China is currently the production company’s biggest market outside of Japan but Tsuburaya Productions representatives are eyeing Southeast Asia to become its biggest market.
Malaysian fans of the Japanese superhero will be delighted to know the latest Ultraman R/B television series will air on Astro Ceria beginning August 30 and the studio’s brand-new series Ultraman Taiga will begin broadcasting here next year.
Ultra Galaxy Fight which centres on New Generation Heroes facing off against the League of Darkness will be available on YouTube from September 29 onwards while its Netflix anime series Ultraman has just been renewed for a second season.
In line with the company’s vision of producing content for fans from every generation, Kaiju Step was created for preschoolers and features Ultraman Kaiju characters in their formative years learning about new things.
From the small screens to the silver screen, a film adaptation of the original Ultraman created in 1966 Shin Ultraman has been set for a 2021 release, touted to be the most expensive Ultraman universe movie ever made.

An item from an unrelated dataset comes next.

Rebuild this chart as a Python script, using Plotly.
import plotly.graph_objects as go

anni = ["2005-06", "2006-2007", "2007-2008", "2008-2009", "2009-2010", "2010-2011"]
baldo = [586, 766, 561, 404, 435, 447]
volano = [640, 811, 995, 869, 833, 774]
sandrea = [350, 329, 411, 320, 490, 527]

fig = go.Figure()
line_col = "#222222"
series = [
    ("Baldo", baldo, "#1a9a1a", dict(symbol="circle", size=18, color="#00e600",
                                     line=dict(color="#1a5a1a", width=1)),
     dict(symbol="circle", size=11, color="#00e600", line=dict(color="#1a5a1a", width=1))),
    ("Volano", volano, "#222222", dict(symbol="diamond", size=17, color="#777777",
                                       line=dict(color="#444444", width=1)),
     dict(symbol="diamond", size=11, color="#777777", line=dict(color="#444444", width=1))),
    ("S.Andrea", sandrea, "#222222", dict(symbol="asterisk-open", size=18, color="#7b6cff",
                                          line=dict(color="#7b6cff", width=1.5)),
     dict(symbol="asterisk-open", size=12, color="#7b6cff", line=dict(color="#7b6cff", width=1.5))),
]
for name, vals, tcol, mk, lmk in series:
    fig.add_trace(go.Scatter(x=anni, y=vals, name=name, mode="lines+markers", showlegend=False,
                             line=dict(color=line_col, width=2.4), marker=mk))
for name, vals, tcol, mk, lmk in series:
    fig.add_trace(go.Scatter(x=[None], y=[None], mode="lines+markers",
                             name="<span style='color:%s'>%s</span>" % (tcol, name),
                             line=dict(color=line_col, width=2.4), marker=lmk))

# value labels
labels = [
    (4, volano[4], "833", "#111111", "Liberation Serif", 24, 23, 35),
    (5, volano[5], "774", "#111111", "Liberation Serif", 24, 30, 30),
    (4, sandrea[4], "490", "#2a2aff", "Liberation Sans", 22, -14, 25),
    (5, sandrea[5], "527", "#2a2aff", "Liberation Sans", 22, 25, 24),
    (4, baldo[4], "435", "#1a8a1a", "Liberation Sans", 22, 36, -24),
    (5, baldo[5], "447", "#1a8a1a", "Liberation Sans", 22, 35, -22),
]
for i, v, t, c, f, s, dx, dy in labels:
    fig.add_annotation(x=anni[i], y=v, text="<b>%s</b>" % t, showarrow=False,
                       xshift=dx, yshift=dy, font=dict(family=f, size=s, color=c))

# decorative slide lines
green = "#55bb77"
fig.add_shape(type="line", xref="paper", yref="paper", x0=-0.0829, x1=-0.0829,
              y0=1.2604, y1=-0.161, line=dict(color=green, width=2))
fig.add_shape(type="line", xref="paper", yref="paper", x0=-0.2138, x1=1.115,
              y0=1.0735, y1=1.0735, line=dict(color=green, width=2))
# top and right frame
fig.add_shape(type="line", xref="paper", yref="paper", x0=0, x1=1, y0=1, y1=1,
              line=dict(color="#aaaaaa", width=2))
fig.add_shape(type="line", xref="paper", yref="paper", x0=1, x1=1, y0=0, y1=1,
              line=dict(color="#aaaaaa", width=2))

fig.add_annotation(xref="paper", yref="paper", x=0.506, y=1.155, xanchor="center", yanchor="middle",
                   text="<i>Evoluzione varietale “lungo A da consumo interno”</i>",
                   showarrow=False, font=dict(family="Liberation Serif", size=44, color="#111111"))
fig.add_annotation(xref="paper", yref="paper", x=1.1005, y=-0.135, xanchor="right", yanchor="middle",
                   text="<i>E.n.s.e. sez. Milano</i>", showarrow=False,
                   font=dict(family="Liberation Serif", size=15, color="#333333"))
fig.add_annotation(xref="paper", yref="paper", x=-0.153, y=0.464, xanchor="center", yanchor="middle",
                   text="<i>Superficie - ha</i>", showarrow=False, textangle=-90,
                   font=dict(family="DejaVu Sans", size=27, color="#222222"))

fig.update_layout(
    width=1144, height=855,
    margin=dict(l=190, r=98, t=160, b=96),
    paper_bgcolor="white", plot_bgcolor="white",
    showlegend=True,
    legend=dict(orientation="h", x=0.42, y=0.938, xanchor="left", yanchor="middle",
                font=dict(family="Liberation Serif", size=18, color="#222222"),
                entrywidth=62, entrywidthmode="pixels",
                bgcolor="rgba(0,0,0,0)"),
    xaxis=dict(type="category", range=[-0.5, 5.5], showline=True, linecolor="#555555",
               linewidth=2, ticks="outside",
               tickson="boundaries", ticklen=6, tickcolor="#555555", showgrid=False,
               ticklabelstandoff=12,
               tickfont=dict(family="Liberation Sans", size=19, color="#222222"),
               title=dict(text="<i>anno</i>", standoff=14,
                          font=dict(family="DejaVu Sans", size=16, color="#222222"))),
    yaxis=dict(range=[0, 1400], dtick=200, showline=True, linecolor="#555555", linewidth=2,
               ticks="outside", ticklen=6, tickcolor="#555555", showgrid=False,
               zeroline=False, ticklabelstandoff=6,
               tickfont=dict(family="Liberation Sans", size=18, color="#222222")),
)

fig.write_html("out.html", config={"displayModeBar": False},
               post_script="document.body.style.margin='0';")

Superhero aficionados will be quick to compare Ultraman’s universe expansion to that of the Marvel Cinematic Universe (MCU) but Nagatake said Tsuburaya Productions doesn’t compare themselves to anyone.
“Marvel is great but we don’t copy we are unique so that is very important that we keep our own way and expand in what we believe,” Nagatake said.

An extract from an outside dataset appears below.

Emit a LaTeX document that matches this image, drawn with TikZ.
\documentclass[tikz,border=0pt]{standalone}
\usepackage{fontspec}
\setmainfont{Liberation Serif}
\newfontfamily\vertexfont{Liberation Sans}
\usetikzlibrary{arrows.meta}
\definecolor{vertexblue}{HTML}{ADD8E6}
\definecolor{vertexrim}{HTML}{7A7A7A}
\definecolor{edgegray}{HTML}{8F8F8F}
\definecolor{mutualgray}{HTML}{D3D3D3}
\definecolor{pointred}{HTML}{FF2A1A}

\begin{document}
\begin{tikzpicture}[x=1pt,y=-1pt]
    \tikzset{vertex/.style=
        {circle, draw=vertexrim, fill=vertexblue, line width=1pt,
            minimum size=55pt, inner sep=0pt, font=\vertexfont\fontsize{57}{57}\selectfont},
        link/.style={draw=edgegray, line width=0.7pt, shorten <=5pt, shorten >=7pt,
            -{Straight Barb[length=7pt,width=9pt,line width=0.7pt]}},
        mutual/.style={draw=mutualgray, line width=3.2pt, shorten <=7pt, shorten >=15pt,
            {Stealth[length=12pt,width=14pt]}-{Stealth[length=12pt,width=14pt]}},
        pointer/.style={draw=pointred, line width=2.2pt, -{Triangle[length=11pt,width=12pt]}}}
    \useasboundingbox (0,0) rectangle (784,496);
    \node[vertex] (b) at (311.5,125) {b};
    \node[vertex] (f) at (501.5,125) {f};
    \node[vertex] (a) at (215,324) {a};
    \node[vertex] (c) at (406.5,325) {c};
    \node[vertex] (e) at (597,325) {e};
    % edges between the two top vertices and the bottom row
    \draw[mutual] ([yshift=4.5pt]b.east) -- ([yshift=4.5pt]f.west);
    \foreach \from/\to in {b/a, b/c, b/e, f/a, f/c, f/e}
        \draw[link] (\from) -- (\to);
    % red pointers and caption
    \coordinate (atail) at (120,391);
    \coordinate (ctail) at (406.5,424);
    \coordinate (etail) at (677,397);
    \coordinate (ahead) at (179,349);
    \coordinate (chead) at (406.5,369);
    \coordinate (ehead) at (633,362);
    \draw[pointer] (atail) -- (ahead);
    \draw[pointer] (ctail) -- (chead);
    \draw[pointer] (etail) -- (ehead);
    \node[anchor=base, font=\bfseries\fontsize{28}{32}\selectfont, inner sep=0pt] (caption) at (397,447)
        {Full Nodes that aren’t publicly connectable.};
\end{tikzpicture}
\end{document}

Minamitami added their approach is to expand the Ultraman intellectual property to fans.
“What is important is our brand promise. The message US studios convey is slightly different to what we do in Japan and the Asian market so we want to keep that virtue in the storytelling.
“And if that becomes a franchise very similar to what Marvel are doing is probably a coincidence,” Minamitami said.
The studio also has plans to localise its content for Malaysian audiences following the success of Ultraman Ribut, a collaboration with the creators of Upin and Ipin.
Ultraman makers also expressed concern over copyright infringement of its characters through counterfeit merchandise and unauthorised mascots.
They said infringement issues have to be addressed and rectified for profits to flow back to the rightful makers which will allow producers to invest in respective local markets.
Tsuburaya Productions’ expansion plans come after the studio won a US lawsuit as the sole intellectual property owner of Ultraman including all its heroes, monsters and characters related to the Ultraman Universe.
Created in 1966 by special effects director Eiji Tsuburaya, Ultraman has evolved over the years with three generations of heroes, generating countless TV series, comics, movies and video games.